Rear suspension: Bottom-Link Uni-Trak, gas-charged shock, Tetra-Lever, with adjustable rebound damping and spring preload.
Tires: 120/70ZR17M/C (58W) front, 190/50ZR17M/C (73W) rear.

3 thoughts on “Test Ride: 2018 Kawasaki Concours 14 ABS”

  1. I’ve got a 2012 C14 I bought new. It’s been a good bike. Reliable. It needed cruise so I put on the Australian McCruise. Added a garmin 665 with XM plus it does audio books and my own music. Lowered the pegs and added frame sliders, Murph’s bar risers and wedges. Custom seat. Ended up being $10+k less than the bmw I wanted to buy…the bmw dealer wouldn’t give me a realistic price for my bmw trade against his non moveable list price. So I have the C14 and been really happy with it.

  2. I didn’t realize that Honda had dropped the ST1300??? No Sport-Tourer at all in their lineup. The only touring bike that have now is the ultra-expensive Gold Wing.
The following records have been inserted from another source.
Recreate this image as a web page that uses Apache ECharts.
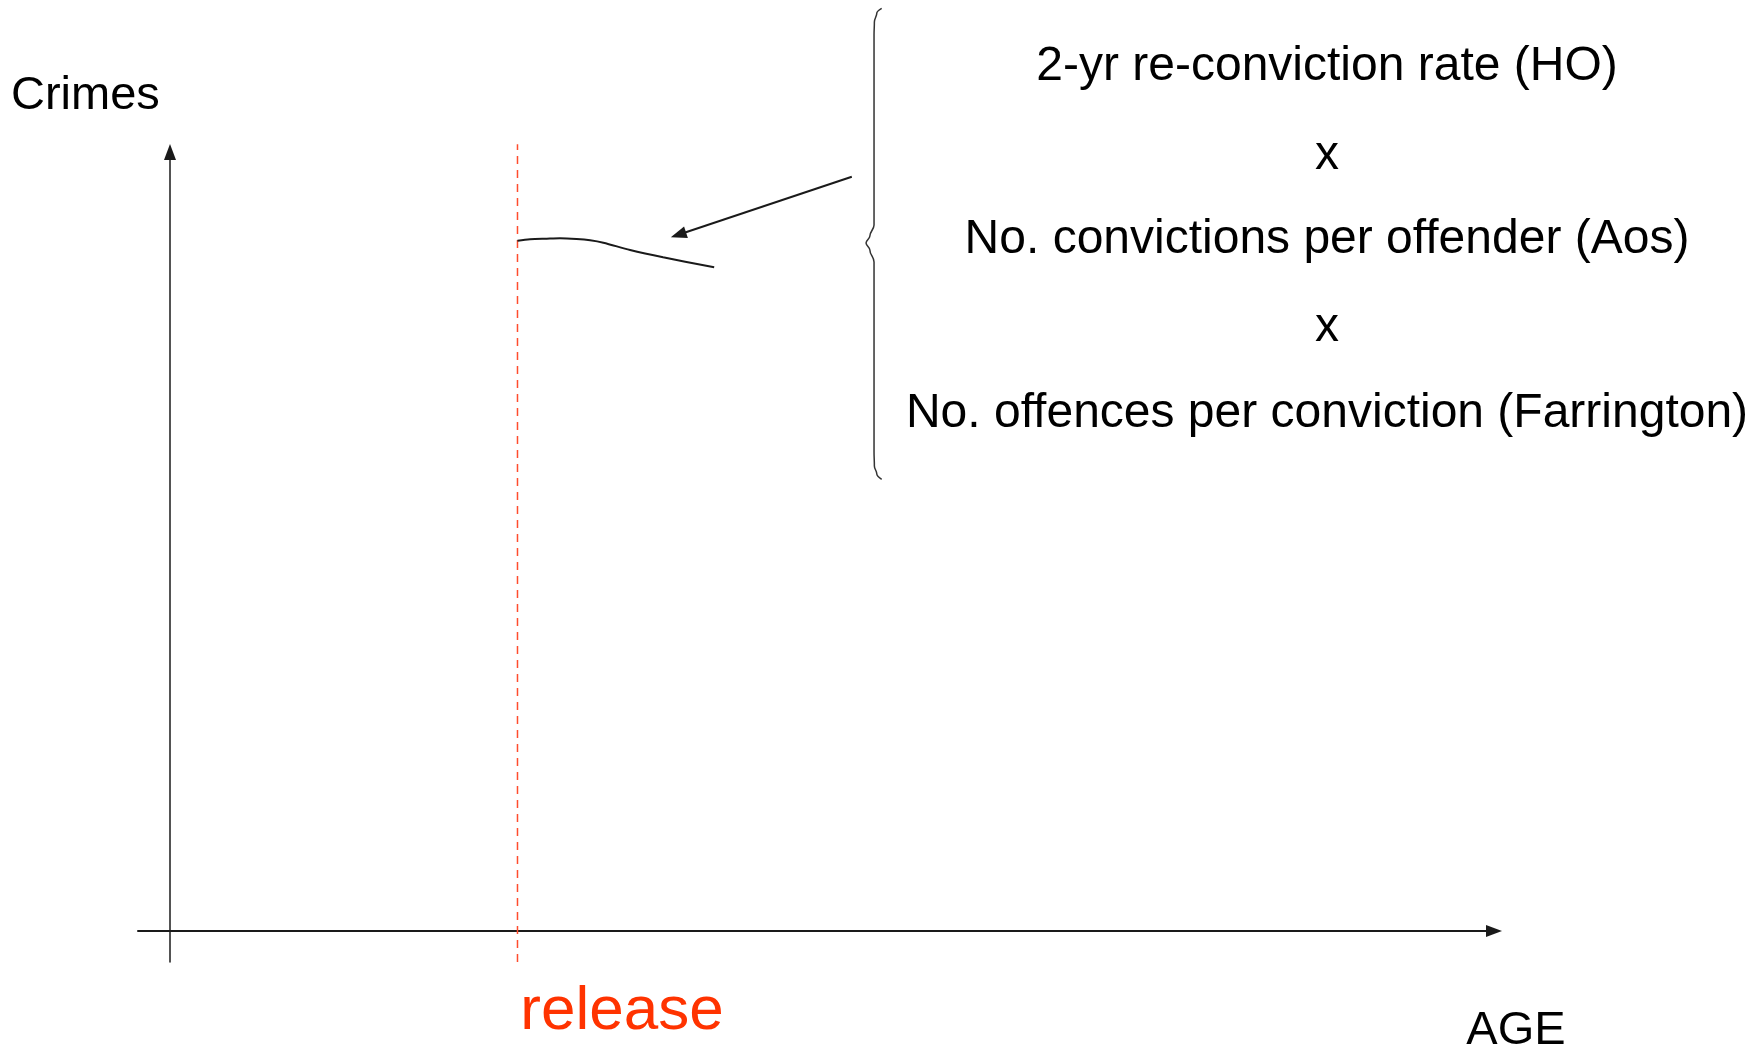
<!DOCTYPE html>
<html>
<head>
<meta charset="utf-8">
<script src="https://cdn.jsdelivr.net/npm/echarts@6/dist/echarts.min.js"></script>
<style>
  html, body { margin: 0; padding: 0; background: #ffffff; }
  #chart { width: 1764px; height: 1049px; }
</style>
</head>
<body>
<div id="chart"></div>
<script>
// ---- data (schematic units: x = age, y = crimes) ----
const ageRange = [-0.92, 38.1];
const crimesRange = [-3.98, 100];
const releaseAge = 10;
const releaseSpan = [-3.98, 101.0];
const curveAge = [10.0, 10.36, 10.84, 11.22, 11.7, 12.09, 12.47, 13.24, 14.19, 15.66];
const curveCrimes = [88.61, 88.79, 88.87, 88.92, 88.83, 88.67, 88.36, 87.42, 86.48, 85.2];
const pointerFrom = [19.62, 96.83];
const pointerTo = [14.63, 89.37];
const braceX = [20.48, 20.34, 20.27, 20.26, 20.26, 20.14, 20.03, 20.14, 20.26, 20.26, 20.27, 20.34, 20.48];
const braceY = [118.45, 117.84, 116.69, 115.02, 90.63, 89.22, 88.32, 87.42, 85.88, 61.49, 59.69, 58.66, 57.98];
const formulaLines = [
  '2-yr re-conviction rate (HO)',
  'x',
  'No. convictions per offender (Aos)',
  'x',
  'No. offences per conviction (Farrington)'
];
const yName = 'Crimes';
const xName = 'AGE';
const releaseLabel = 'release';

// ---- chart ----
const FONT = '"Liberation Sans", Arial, Helvetica, sans-serif';
const chart = echarts.init(document.getElementById('chart'), null, { renderer: 'canvas' });

const zip = (a, b) => a.map((v, i) => [v, b[i]]);
const formulaY = [67, 156, 240, 328, 414];

const graphics = [
  { type: 'text', x: 11, y: 96, style: { text: yName, font: '47px ' + FONT, fill: '#000', align: 'left', verticalAlign: 'middle' } },
  { type: 'text', x: 1516, y: 1031, style: { text: xName, font: '47px ' + FONT, fill: '#000', align: 'center', verticalAlign: 'middle' } },
  { type: 'text', x: 622, y: 1012, style: { text: releaseLabel, font: '62px ' + FONT, fill: '#FF3300', align: 'center', verticalAlign: 'middle' } }
];
formulaLines.forEach((t, i) => {
  graphics.push({ type: 'text', x: 1327, y: formulaY[i], style: { text: t, font: '48px ' + FONT, fill: '#000', align: 'center', verticalAlign: 'middle' } });
});

chart.setOption({
  animation: false,
  backgroundColor: '#ffffff',
  grid: { left: 138, right: 270, top: 152, bottom: 87, containLabel: false, outerBoundsMode: 'none' },
  xAxis: {
    type: 'value', min: ageRange[0], max: ageRange[1],
    axisLine: { show: true, onZero: true, symbol: ['none', 'triangle'], symbolSize: [12, 16], lineStyle: { color: '#1a1a1a', width: 2 } },
    axisTick: { show: false }, axisLabel: { show: false }, splitLine: { show: false }
  },
  yAxis: {
    type: 'value', min: crimesRange[0], max: crimesRange[1],
    axisLine: { show: true, onZero: true, symbol: ['none', 'triangle'], symbolSize: [12, 16], lineStyle: { color: '#1a1a1a', width: 1.5 } },
    axisTick: { show: false }, axisLabel: { show: false }, splitLine: { show: false }
  },
  series: [
    {
      name: 'release', type: 'line', clip: false, silent: true, showSymbol: false, symbol: 'none',
      data: [[releaseAge, releaseSpan[0]], [releaseAge, releaseSpan[1]]],
      lineStyle: { color: '#FF4D2E', width: 1.5, type: [8, 6] }, z: 3
    },
    {
      name: 'curve', type: 'line', clip: false, silent: true, showSymbol: false, symbol: 'none',
      smooth: 0.3,
      data: zip(curveAge, curveCrimes),
      lineStyle: { color: '#1a1a1a', width: 2 }, z: 4
    },
    {
      name: 'brace', type: 'line', clip: false, silent: true, showSymbol: false, symbol: 'none', smooth: 0.4, smoothMonotone: 'y',
      data: zip(braceX, braceY),
      lineStyle: { color: '#333', width: 1.5 }, z: 4,
      markLine: {
        silent: true, symbol: ['none', 'triangle'], symbolSize: [12, 16],
        label: { show: false },
        lineStyle: { color: '#1a1a1a', width: 2, type: 'solid' },
        data: [[{ coord: pointerFrom }, { coord: pointerTo }]]
      }
    }
  ],
  graphic: graphics
});
</script>
</body>
</html>
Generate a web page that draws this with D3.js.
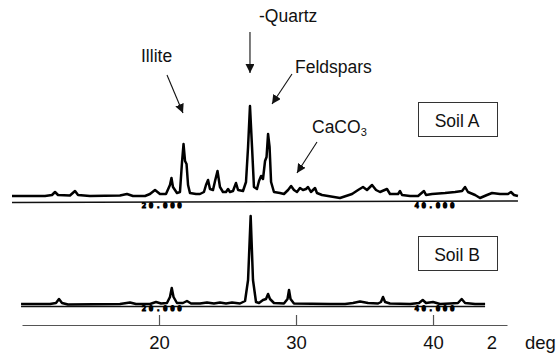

    1. Yup, it seems the sport-touring genre has been in decline for many years, pretty much in step with the rise in adventure models. Ultimately there are a finite number of consumers, and the marketers cannot help themselves when they smell a developing trend – queue the marketing campaigns for adventure motorcycles.

      If you take another look at the Honda lineup, you’ll notice that the VFR is also missing – probably the closest bike ever available that was more sport than touring.

      Not all models caught on, and you really have to stop and wonder “what were they thinking” sometimes. Remember the DN-01? Well, that CTX wasn’t much better. Both gone from the lineup, but I can’t help but think it’s those types of gaffs that drive up the price on the successful models. I mean, just look at the price of their naked bikes. $9k for a naked 650, or $15k for a naked 1000cc motorcycle…really?

      If you’re an accountant, I suppose you can’t fault the direction that Honda has chosen, when you consider it’s all decided using math and trends – the numbers don’t lie, and the bean counters have long been in control at Old Red.

      Shame, really – queue the old man on the porch complaining that Honda used to be a racing company that built motorcycles.